Man, I am tired. And slightly hungover on two beers - I think I was a little dehydrated to start with? Didn't sleep super well.


omnis_audis - Aug 04, 2012 7:27:54 am PDT #18288 of 30001
omnis, pursue. That's an order from a shy woman who can use M-16. - Shir

Lesson learned today (although, certainly aware of it prior to today): Curtains, just because no neighbor can see into your bedroom, doesn't mean you don't need curtains. They do a great job at keeping light out of your bedroom, so when you stay up until 4am unpacking stuff, and rearranging things, you can sleep in late.


le nubian - Aug 04, 2012 7:32:12 am PDT #18289 of 30001
"And to be clear, I am the hell. And the high water."

ChiKat,

OMG. In my previous experience, some men come on strong like that via online dating because a) they think this is the best way to get a woman to sleep with them upon meeting; b) they are actually 17 years old and are playing with you; or c) they have really poor social graces.

It might be a combination of all 3!

I'm glad you are amused. Please let us know if there is an email proposal.


Strix - Aug 04, 2012 7:32:35 am PDT #18290 of 30001
A dress should be tight enough to show you're a woman but loose enough to flee from zombies. — Ginger

CHEMISTRY, WOO! Keep me posted.

We are going to my folks in a bit to see the NEW PUPPY. And, yanno, so kiddo can spend time with the fam. But PUPPY!


le nubian - Aug 04, 2012 7:45:13 am PDT #18291 of 30001
"And to be clear, I am the hell. And the high water."

I am finally in my new residence across the country. Last night was day 2 of sleeping in here with all the belongings. There is dust on all of our things and I now need to figure out how to clean hardwood floors. I have Internet (verizon is fucking up getting us a landline though), I have met 2 of the neighbors, and we are just thrilled to have 2 nights of normal sleep.

The house has an offer on it (from the person who I bought the house from, coincidentally). This offer came the first day the house was on the market.

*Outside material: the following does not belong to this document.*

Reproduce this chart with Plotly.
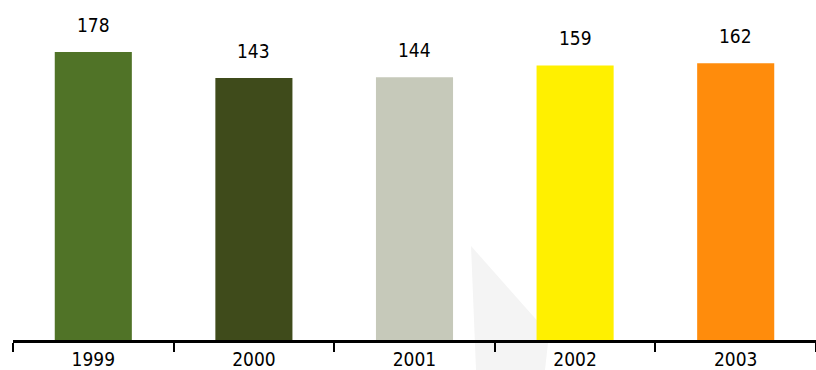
import numpy as np
import plotly.graph_objects as go

years = ["1999", "2000", "2001", "2002", "2003"]
values = [178, 143, 144, 159, 162]
colors = ["#507327", "#3F4B1B", "#C6C9BA", "#FFF000", "#FF8C0C"]

FONT = "DejaVu Sans Condensed, DejaVu Sans, sans-serif"

fig = go.Figure()
fig.add_trace(go.Bar(
    x=years, y=values, marker=dict(color=colors, line=dict(width=0)),
    textposition="none",
    hoverinfo="skip", showlegend=False,
))

for i, v in enumerate(values):
    fig.add_annotation(
        x=i, y=float(np.log10(v)), xref="x", yref="y", text=str(v), showarrow=False,
        yanchor="middle", yshift=27,
        font=dict(family=FONT, size=19, color="#000000"),
    )

# faint watermark (cursor-like shape) in the background
def px(x, y):
    return (x - 13) / 803, (340 - y) / 340

pts = [px(471, 246), px(549, 334), px(545, 370), px(476, 370)]
path = "M " + " L ".join(f"{a:.4f},{b:.4f}" for a, b in pts) + " Z"
fig.add_shape(type="path", path=path, xref="paper", yref="paper",
              fillcolor="#F4F4F4", line=dict(width=0), layer="below")

fig.update_layout(
    width=816, height=370,
    margin=dict(l=13, r=0, t=0, b=30),
    paper_bgcolor="white", plot_bgcolor="rgba(0,0,0,0)",
    bargap=0.52,
    xaxis=dict(
        type="category", range=[-0.5, len(years) - 0.5],
        categoryorder="array", categoryarray=years,
        showline=True, linewidth=3, linecolor="black",
        ticks="outside", tickson="boundaries", ticklen=9, tickwidth=2,
        tickcolor="black", showgrid=False, zeroline=False,
        tickfont=dict(family=FONT, size=19, color="black"),
    ),
    yaxis=dict(
        type="log", range=[1.197, 2.4406], visible=False,
        showgrid=False, zeroline=False,
    ),
)

fig.write_html("out.html")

I know buying and selling a house is all about business, but I am not particularly thrilled with the seller. So I decided to be a tough negotiator with regard to sales price to see how much he wanted the house. Except for being older, the house is in MUCH better condition than when I bought it from him: new carpets in bottom floor, newer housepaint outside, all painted inside, 4 new major appliances, ceiling fan, new roof. His initial offer was so far below what I would take for the house, that I actually felt insulted. The realtor didn't - because I wanted to just reject the offer - but I actually paid several thousand dollars for carpet cleaning and painting the interior and deck of the house. If I cannot partially recoup that $$ what the fuck did I do it for? The listing price is already 10% below the purchase price so I am taking a loss. I would just like to pay off my mortgage, fees, and have a small bit of $$ left over.

The house has showings today and several tomorrow, so I suppose there will be additional interest in the house. If the old owner doesn't want my terms, I figure it will work out.


ChiKat - Aug 04, 2012 7:50:49 am PDT #18292 of 30001
That man was going to shank me. Over an omelette. Two eggs and a slice of government cheese. Is that what my life is worth?

He doesn't know anything about you, right?

Oh god no. He knows my email address. That's it. He did just ask for my cell number, but I just ignored the request.

Yes, there was chemistry. There's potential there, I think.

Yay!


Zenkitty - Aug 04, 2012 8:42:00 am PDT #18293 of 30001
Every now and then, I think I might actually be a little odd.

Online dating is harder for me than RL dating. By far. Trying to really get to know someone or, good heavens, FLIRT? With no facial cues, no body language, no voice inflection?! It seems I cannot do it.

I've been noodling around on Geek2Geek, and I have not had a single in-area match yet. It's all guys hundreds of miles away saying "hi cutey I like ur photo!" Maybe I should put up a profile pic in which I look like, you know, what I normally look like. Glasses, no make-up, disinterested glare. Bet that would weed out the casual wanna-hook-up dudes.


Connie Neil - Aug 04, 2012 9:03:15 am PDT #18294 of 30001
brillig

Bet that would weed out the casual wanna-hook-up dudes.

And replace them with the ones who want you to run their lives. Or just dominate them for a while.


Zenkitty - Aug 04, 2012 9:27:40 am PDT #18295 of 30001
Every now and then, I think I might actually be a little odd.

And replace them with the ones who want you to run their lives. Or just dominate them for a while.

You say that like it's a bad thing...

No, I know what you mean! Those guys are fun to play with for a little while, but they get irritating real quick, and then they're like barnacles. You can't get them off your butt with a crowbar.